We took our first trip on the Road to Hana during this time (because, why not?) and apparently saw some things people don’t normally see due to the heavy rain.  Our guide was pretty awestruck with these waterfalls.  He repeatedly said he’d never seen this much water rushing over them.

Standing by the side of the road to get this shot, it was loud (like a jet engine) and wet.  I mean, it was wet everywhere.  The air was wet, even though it wasn’t raining at that exact moment.  Does it look more dramatic in a vertical format?

We started the day on the Ke’anae Peninsula.  Actually we started the day at about 4:00 in the morning in a Starbucks parking lot because we wanted to be at Ke’anae for sunrise.  When we got there, it was still dark.

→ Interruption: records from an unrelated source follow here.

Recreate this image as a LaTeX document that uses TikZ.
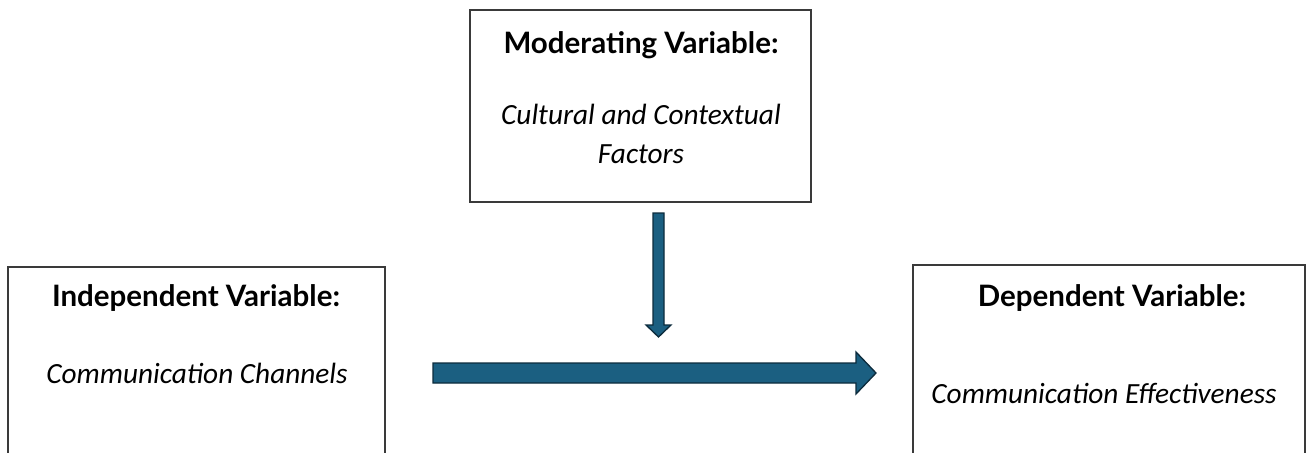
\documentclass[tikz,border=0pt]{standalone}
\usepackage{fontspec}
\setmainfont{Carlito}
\newfontfamily\headfont{Lato}
\usetikzlibrary{calc}
\definecolor{arrowfill}{HTML}{1B5F81}
\definecolor{arrowedge}{HTML}{0C2B3C}
\definecolor{boxedge}{HTML}{3A3A3A}
\tikzset{
  varbox/.style={draw=boxedge, line width=1.4pt, fill=white},
  heading/.style={font=\headfont\bfseries\fontsize{29.5}{34}\selectfont, inner sep=0pt},
  factor/.style={font=\itshape\fontsize{29.3}{39}\selectfont, inner sep=0pt, align=center},
  flowarrow/.style={fill=arrowfill, draw=arrowedge, line width=1.3pt, line join=miter}
}
\begin{document}
\begin{tikzpicture}[x=1pt,y=-1pt]
\useasboundingbox (0,0) rectangle (1313,452);

% the three variable boxes
\draw[varbox] (470,10) rectangle (811,202);
\node[inner sep=0pt] (modbox) at (640.5,106) {};
\draw[varbox] (8,267) rectangle (385,470);
\node[inner sep=0pt] (indbox) at (196.5,360) {};
\draw[varbox] (913,265) rectangle (1305,470);
\node[inner sep=0pt] (depbox) at (1109,360) {};

% texts
\node[heading] (modhead) at (641,45) {Moderating Variable:};
\node[factor] (modtext) at (641,134) {Cultural and Contextual\\Factors};
\node[heading] (indhead) at (196,298) {Independent Variable:};
\node[factor] (indtext) at (197,373) {Communication Channels};
\node[heading] (dephead) at (1112,298) {Dependent Variable:};
\node[factor] (deptext) at (1104,393) {Communication Effectiveness};

% main effect arrow
\coordinate (hstart) at (433,373);
\coordinate (htip) at (876,373);
\draw[flowarrow]
  ($(hstart)+(0,-10)$) -- ($(htip)+(-20,-10)$) -- ($(htip)+(-20,-21)$) -- (htip)
  -- ($(htip)+(-20,21)$) -- ($(htip)+(-20,10)$) -- ($(hstart)+(0,10)$) -- cycle;

% moderating arrow
\coordinate (vstart) at (658.5,213);
\coordinate (vtip) at (658.5,337);
\draw[flowarrow]
  ($(vstart)+(-5.5,0)$) -- ($(vtip)+(-5.5,-12)$) -- ($(vtip)+(-12.5,-12)$) -- (vtip)
  -- ($(vtip)+(12.5,-12)$) -- ($(vtip)+(5.5,-12)$) -- ($(vstart)+(5.5,0)$) -- cycle;
\end{tikzpicture}
\end{document}
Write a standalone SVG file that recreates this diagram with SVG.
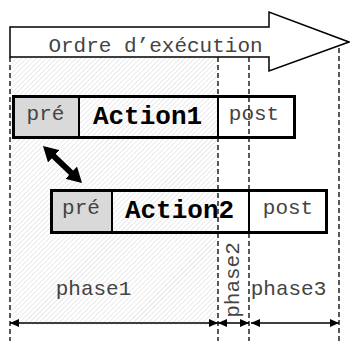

Eventually it got lighter as the sun came up, but we never really got a sunrise.  Although that didn’t happen, the surf was certainly active, and that gave us a different kind of show.

Seriously, the waves that morning were most impressive.  Check out the height of the waves compared to the houses in this next one.

I took about 3 million shots of the above three things.  I just couldn’t leave that spot because it was so awesome.  Even though we didn’t get a gorgeous sunrise that day, the light was still beautiful.  When I was able to break myself away from looking at the waves, here’s how the scene looked with the sunrise light on it.

Perhaps that’s not the prettiest scene ever, but the light – the light!

It actually didn’t rain on us for our entire Road-to-Hana trip.  And what a trip it was!  I’ll be sharing the rest of the things we saw that day soon.